* _Brief_
Copy out each line of the data holding "this".

* _Dataset records_

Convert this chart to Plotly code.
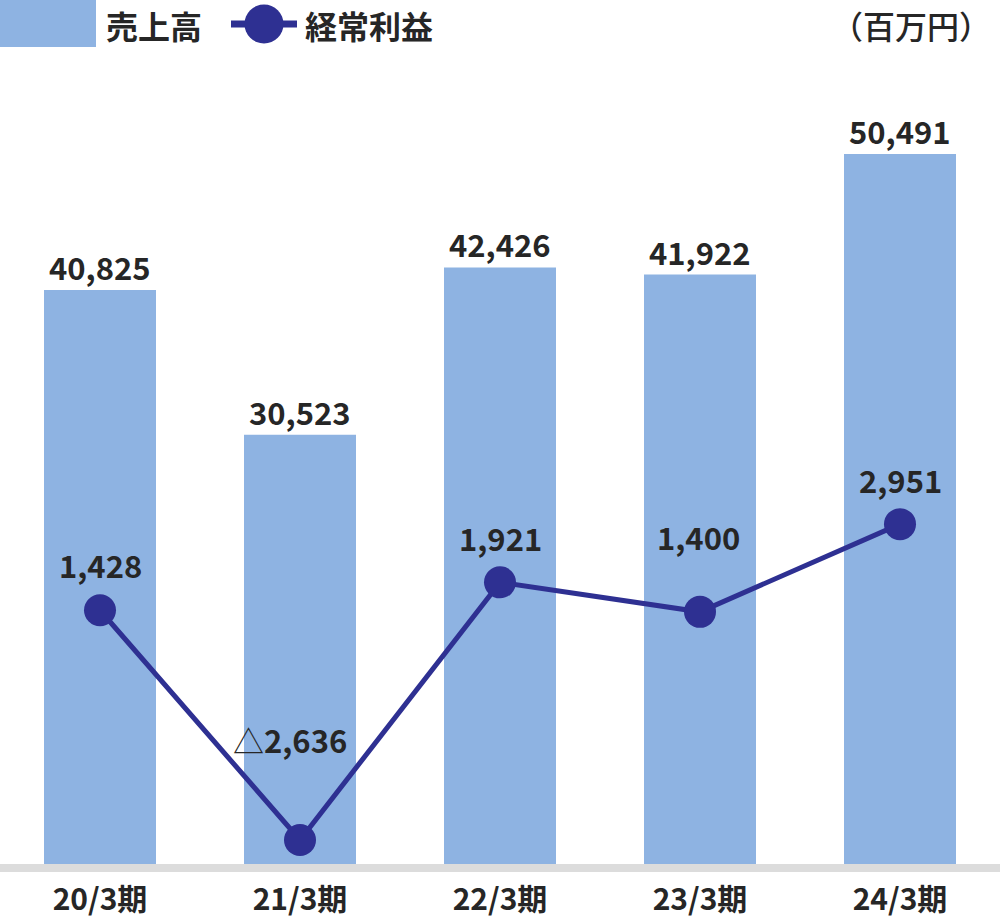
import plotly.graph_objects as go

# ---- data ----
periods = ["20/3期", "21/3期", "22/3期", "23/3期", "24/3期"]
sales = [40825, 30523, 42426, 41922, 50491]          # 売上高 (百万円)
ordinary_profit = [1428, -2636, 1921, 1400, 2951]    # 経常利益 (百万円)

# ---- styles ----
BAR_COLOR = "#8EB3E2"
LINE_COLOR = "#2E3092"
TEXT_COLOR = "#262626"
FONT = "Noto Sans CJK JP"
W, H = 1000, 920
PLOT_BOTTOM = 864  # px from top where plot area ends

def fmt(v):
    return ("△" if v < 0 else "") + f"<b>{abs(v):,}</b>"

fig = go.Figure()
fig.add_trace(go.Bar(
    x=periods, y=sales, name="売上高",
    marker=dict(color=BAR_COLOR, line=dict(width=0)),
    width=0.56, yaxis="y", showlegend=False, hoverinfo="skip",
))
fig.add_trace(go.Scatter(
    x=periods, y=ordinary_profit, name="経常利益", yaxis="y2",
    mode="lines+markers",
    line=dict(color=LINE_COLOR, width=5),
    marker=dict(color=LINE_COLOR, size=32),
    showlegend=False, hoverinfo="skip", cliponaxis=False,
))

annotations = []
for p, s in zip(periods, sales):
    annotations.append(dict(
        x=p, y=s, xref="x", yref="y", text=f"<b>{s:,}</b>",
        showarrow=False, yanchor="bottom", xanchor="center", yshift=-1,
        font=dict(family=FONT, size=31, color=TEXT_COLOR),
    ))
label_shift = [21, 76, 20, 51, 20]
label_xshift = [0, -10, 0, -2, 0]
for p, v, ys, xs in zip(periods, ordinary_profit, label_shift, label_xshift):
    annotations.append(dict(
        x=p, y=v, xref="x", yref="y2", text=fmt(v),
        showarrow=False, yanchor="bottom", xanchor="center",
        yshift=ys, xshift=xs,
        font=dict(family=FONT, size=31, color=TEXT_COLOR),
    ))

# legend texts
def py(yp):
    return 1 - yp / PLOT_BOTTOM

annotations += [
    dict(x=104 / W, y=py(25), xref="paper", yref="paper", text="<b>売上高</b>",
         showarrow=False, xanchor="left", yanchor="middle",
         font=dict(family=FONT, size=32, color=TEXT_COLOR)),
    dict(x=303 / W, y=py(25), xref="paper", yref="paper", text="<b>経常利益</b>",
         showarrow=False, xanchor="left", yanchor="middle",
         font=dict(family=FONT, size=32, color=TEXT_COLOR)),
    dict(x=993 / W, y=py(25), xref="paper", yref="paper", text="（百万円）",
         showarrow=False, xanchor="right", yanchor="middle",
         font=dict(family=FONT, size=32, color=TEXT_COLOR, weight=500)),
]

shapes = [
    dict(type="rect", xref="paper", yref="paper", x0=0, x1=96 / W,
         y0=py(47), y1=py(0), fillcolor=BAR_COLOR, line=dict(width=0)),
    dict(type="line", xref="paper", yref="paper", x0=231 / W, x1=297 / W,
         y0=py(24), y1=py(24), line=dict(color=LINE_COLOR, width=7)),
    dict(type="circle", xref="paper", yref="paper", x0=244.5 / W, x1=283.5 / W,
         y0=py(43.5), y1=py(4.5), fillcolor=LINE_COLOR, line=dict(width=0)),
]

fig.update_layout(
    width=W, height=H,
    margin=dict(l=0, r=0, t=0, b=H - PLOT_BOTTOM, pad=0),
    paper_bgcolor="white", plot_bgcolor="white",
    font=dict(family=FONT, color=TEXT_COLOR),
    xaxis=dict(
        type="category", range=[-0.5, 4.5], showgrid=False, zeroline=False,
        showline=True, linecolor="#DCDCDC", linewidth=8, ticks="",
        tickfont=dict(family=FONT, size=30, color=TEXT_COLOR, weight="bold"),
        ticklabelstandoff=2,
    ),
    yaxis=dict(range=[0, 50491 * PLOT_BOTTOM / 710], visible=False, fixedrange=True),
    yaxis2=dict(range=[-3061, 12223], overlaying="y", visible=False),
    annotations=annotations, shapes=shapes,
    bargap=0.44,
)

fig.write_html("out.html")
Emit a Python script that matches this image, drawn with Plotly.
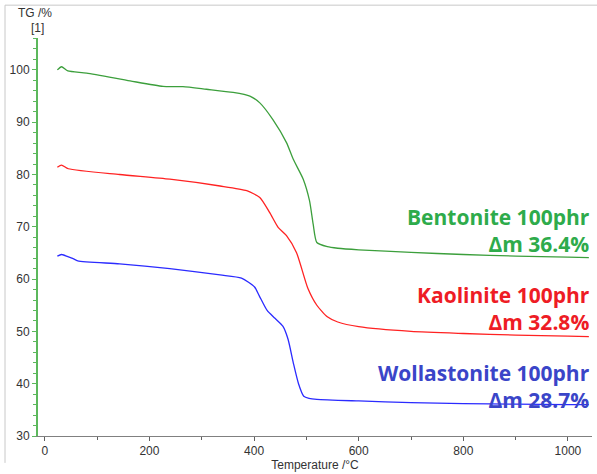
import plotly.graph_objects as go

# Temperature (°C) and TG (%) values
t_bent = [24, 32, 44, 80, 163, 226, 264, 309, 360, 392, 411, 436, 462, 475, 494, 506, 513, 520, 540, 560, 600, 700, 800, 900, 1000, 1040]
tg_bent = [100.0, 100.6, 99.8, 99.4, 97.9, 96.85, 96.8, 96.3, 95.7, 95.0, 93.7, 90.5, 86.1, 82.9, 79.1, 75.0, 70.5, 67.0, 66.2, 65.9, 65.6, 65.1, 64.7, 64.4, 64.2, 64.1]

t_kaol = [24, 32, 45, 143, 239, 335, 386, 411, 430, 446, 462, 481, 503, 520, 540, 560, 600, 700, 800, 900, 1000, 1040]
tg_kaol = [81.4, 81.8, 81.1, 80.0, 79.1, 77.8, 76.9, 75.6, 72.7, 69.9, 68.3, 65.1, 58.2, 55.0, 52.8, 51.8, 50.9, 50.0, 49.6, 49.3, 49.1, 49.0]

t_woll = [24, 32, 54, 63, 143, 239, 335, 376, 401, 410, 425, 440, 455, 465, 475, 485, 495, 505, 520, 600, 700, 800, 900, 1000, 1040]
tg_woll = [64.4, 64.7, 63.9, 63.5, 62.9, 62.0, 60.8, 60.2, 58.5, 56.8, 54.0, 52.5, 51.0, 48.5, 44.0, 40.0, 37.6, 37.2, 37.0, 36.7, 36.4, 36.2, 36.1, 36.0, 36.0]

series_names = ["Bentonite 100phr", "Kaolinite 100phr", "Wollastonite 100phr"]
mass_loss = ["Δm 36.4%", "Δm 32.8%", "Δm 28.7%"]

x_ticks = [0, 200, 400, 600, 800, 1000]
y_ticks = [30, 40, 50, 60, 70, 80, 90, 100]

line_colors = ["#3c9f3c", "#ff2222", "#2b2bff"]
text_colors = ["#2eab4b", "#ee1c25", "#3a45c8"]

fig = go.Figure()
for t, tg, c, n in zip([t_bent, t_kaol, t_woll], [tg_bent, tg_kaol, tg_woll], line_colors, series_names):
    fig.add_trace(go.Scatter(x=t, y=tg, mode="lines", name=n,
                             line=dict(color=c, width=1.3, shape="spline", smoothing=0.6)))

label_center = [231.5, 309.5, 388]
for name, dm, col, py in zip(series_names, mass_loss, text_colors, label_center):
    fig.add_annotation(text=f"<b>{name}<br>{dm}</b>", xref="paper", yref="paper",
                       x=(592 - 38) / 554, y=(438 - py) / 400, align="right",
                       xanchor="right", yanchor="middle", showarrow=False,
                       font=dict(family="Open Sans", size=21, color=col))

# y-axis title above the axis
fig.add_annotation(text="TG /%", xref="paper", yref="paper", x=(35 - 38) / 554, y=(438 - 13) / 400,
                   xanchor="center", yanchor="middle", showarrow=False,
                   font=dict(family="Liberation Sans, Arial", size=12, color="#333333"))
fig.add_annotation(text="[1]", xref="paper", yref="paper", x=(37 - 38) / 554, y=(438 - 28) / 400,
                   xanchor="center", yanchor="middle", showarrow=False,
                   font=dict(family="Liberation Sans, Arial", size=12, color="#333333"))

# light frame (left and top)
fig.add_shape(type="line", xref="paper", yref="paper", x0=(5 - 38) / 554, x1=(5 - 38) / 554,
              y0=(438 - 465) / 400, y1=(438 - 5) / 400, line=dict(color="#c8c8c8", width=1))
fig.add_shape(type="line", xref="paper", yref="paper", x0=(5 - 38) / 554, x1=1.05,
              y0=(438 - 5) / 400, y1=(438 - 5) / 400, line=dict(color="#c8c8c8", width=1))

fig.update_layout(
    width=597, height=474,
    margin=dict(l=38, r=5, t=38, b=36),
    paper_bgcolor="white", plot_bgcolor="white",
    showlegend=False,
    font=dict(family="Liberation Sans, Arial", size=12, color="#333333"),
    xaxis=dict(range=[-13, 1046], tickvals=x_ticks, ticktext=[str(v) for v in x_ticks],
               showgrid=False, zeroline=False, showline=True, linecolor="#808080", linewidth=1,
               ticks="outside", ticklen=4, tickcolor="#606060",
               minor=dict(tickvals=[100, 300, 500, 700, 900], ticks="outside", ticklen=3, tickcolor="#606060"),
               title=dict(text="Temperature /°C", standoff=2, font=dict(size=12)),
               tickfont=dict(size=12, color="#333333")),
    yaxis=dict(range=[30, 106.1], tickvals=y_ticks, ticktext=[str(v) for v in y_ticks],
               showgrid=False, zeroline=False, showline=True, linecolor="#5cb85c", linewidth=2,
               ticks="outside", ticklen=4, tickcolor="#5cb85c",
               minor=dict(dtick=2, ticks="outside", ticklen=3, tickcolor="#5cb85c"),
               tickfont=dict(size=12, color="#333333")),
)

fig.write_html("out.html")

* _Exercise answer_
Convert this chart to Plotly code.
Emit a Python script that matches this image, drawn with Plotly.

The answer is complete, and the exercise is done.